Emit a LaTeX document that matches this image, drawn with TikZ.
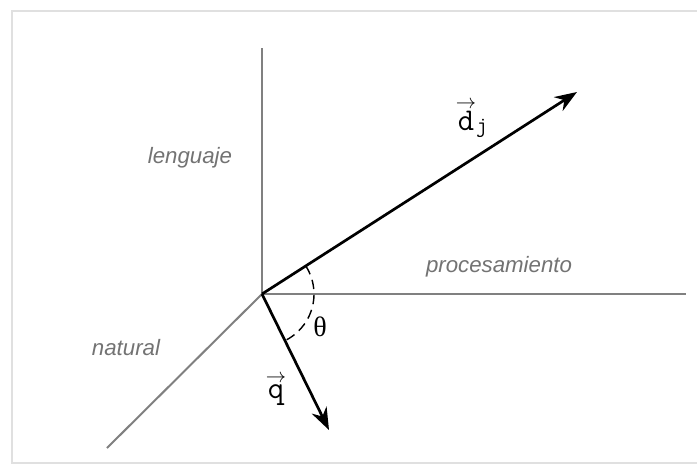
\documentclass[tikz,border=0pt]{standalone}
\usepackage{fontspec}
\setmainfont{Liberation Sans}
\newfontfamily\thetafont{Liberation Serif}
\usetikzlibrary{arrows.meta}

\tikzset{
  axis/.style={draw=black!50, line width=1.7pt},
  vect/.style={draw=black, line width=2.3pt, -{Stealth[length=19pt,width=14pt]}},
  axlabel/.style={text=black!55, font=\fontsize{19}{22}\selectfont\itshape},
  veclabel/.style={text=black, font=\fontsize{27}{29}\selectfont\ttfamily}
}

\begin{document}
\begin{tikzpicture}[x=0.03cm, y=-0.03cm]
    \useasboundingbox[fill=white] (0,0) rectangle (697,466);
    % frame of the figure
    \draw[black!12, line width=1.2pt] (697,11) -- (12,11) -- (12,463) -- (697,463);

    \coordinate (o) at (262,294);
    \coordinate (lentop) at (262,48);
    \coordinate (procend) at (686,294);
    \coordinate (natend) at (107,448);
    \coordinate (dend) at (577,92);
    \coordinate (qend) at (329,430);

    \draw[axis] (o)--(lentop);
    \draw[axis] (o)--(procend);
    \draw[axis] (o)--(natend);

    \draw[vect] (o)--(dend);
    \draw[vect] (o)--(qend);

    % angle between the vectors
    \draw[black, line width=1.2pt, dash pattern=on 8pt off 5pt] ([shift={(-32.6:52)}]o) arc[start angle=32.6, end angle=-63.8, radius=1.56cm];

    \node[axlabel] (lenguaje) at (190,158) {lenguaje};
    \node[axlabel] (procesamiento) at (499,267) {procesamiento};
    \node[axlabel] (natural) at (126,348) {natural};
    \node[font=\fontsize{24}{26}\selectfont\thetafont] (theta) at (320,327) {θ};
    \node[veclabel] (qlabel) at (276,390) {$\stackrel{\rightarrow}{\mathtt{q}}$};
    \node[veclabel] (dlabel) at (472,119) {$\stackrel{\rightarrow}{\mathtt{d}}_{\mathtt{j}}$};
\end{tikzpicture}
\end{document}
====================
# Job
Only the lines from the top of the data through the line with "(12,463) -- (697,463);" should be quoted, exactly and with both ends kept; skip the pictures.

# Written reply
Emit a LaTeX document that matches this image, drawn with TikZ.
\documentclass[tikz,border=0pt]{standalone}
\usepackage{fontspec}
\setmainfont{Liberation Sans}
\newfontfamily\thetafont{Liberation Serif}
\usetikzlibrary{arrows.meta}

\tikzset{
  axis/.style={draw=black!50, line width=1.7pt},
  vect/.style={draw=black, line width=2.3pt, -{Stealth[length=19pt,width=14pt]}},
  axlabel/.style={text=black!55, font=\fontsize{19}{22}\selectfont\itshape},
  veclabel/.style={text=black, font=\fontsize{27}{29}\selectfont\ttfamily}
}

\begin{document}
\begin{tikzpicture}[x=0.03cm, y=-0.03cm]
    \useasboundingbox[fill=white] (0,0) rectangle (697,466);
    % frame of the figure
    \draw[black!12, line width=1.2pt] (697,11) -- (12,11) -- (12,463) -- (697,463);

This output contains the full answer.